The biggest recipient, by far, has been the attorney Charles Harder, the defamation specialist who represented Hulk Hogan in his successful suit against Gawker Media in 2016. From early 2018 to May 2021, according to FEC records, Harder took $4.4 million in fees from Trump-affiliated organizations. At one point in 2020, Harder’s Beverly Hills firm received more money than any other firm doing work for Trump.

[From the January/February 2024 issue: Is journalism ready?]

Harder’s work on Trump’s behalf didn’t produce anything close to his career-making Hogan verdict, which resulted in a $140 million award that drove Gawker into bankruptcy. Harder took the lead in Trump’s effort to suppress publication of Michael Wolff’s book Fire and Fury in 2018; he sent cease-and-desist letters to Wolff and his publisher, Henry Holt and Co., before the book’s release, claiming that it contained libelous passages. The book was released as scheduled and became a best seller, and Trump didn’t sue. In 2020, Harder handled Trump’s lawsuit against the Times, alleging that an opinion piece by the former Times editor Max Frankel was defamatory. A judge dismissed that suit in 2021. (Harder, who no longer represents Trump, declined to comment for this story.)

Whether Trump’s beat-the-press strategy is a net financial winner, once all the donations are collected and the attorney fees are subtracted, is hard to say. But Trump’s filing of another hopeless lawsuit this week suggests that the math may be in his favor. Why bother paying lawyers millions of dollars to sue and appeal if the return on investment is less than zero? Trump may be petty and irrational, but he has never been accused of neglecting his own financial interests. (A Trump spokesperson didn’t return a request for comment.)

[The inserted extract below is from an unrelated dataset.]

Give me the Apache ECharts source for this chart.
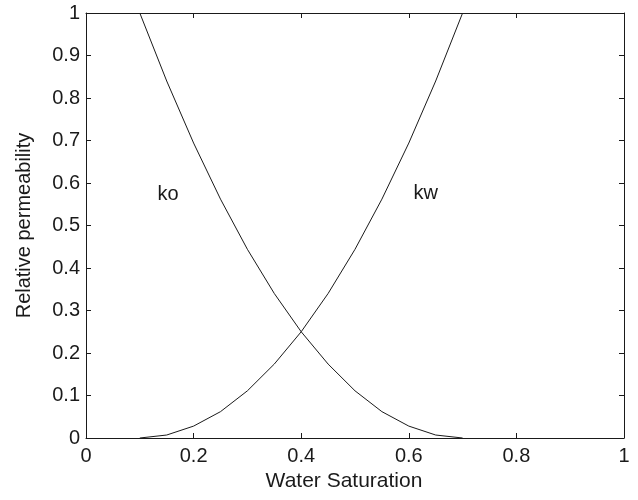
<!DOCTYPE html>
<html>
<head>
<meta charset="utf-8">
<script src="https://cdn.jsdelivr.net/npm/echarts@6/dist/echarts.min.js"></script>
<style>html,body{margin:0;padding:0;background:#fff;}#c{width:638px;height:500px;}</style>
</head>
<body>
<div id="c"></div>
<script>
// Water saturation sample points
var saturation = [0.1, 0.15, 0.2, 0.25, 0.3, 0.35, 0.4, 0.45, 0.5, 0.55, 0.6, 0.65, 0.7];
// Relative permeability to water (kw)
var kwValues = [0, 0.007, 0.028, 0.062, 0.111, 0.174, 0.25, 0.34, 0.444, 0.562, 0.694, 0.84, 1.0];
// Relative permeability to oil (ko)
var koValues = [1.0, 0.84, 0.694, 0.562, 0.444, 0.34, 0.25, 0.174, 0.111, 0.062, 0.028, 0.007, 0];
// Curve annotations
var labelTexts = ['ko', 'kw'];
var labelX = [0.132, 0.608];
var labelY = [0.572, 0.576];
var xTicks = [0, 0.2, 0.4, 0.6, 0.8, 1];
var yTicks = [0, 0.1, 0.2, 0.3, 0.4, 0.5, 0.6, 0.7, 0.8, 0.9, 1];
var xTitle = 'Water Saturation';
var yTitle = 'Relative permeability';

var FONT = 'Liberation Sans, Arial, Helvetica, sans-serif';
var INK = '#1a1a1a';

function pairs(xs, ys) { return xs.map(function (x, i) { return [x, ys[i]]; }); }
function fmt(v) { return String(Math.round(v * 10) / 10); }

var chart = echarts.init(document.getElementById('c'), null, { renderer: 'canvas' });

var axisLineStyle = { color: INK, width: 1 };
var baseX = {
  type: 'value', min: xTicks[0], max: xTicks[xTicks.length - 1], interval: 0.2,
  splitLine: { show: false },
  axisLine: { show: true, lineStyle: axisLineStyle, onZero: false },
  axisTick: { show: true, inside: true, length: 5, lineStyle: axisLineStyle }
};
var baseY = {
  type: 'value', min: yTicks[0], max: yTicks[yTicks.length - 1], interval: 0.1,
  splitLine: { show: false },
  axisLine: { show: true, lineStyle: axisLineStyle, onZero: false },
  axisTick: { show: true, inside: true, length: 5, lineStyle: axisLineStyle }
};

var labelData = labelTexts.map(function (t, i) { return { name: t, value: [labelX[i], labelY[i]] }; });

chart.setOption({
  backgroundColor: '#ffffff',
  animation: false,
  grid: { left: 86, right: 14, top: 13, bottom: 62, containLabel: false },
  xAxis: [
    Object.assign({}, baseX, {
      position: 'bottom',
      name: xTitle, nameLocation: 'middle', nameGap: 33,
      nameTextStyle: { fontFamily: FONT, fontSize: 21, color: INK, padding: [0, 22, 0, 0] },
      axisLabel: { show: true, margin: 8, fontFamily: FONT, fontSize: 20, color: INK, formatter: fmt }
    }),
    Object.assign({}, baseX, { position: 'top', axisLabel: { show: false } })
  ],
  yAxis: [
    Object.assign({}, baseY, {
      position: 'left',
      name: yTitle, nameLocation: 'middle', nameGap: 52,
      nameTextStyle: { fontFamily: FONT, fontSize: 20, color: INK },
      axisLabel: { show: true, margin: 6, fontFamily: FONT, fontSize: 20, color: INK, formatter: fmt }
    }),
    Object.assign({}, baseY, { position: 'right', axisLabel: { show: false } })
  ],
  series: [
    {
      name: 'ko', type: 'line', data: pairs(saturation, koValues),
      showSymbol: false, symbol: 'none', smooth: false, clip: true,
      lineStyle: { color: INK, width: 1 }
    },
    {
      name: 'kw', type: 'line', data: pairs(saturation, kwValues),
      showSymbol: false, symbol: 'none', smooth: false, clip: true,
      lineStyle: { color: INK, width: 1 }
    },
    {
      name: 'labels', type: 'scatter', data: labelData,
      symbol: 'circle', symbolSize: 1, itemStyle: { color: 'rgba(0,0,0,0)', opacity: 1 },
      label: {
        show: true, position: 'right', distance: 0,
        formatter: '{b}',
        fontFamily: FONT, fontSize: 20, color: INK
      },
      silent: true
    }
  ]
});
</script>
</body>
</html>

At the moment, of course, Trump has much bigger headaches. As of this writing, he’s days away from having his assets seized to satisfy that civil-fraud judgment. His overall fundraising has lagged President Joe Biden’s. And he is burning through his supporters’ money to pay for his criminal defense. Despite all that, he still finds a way to keep filing lawsuits against the media. You almost have to admire the commitment.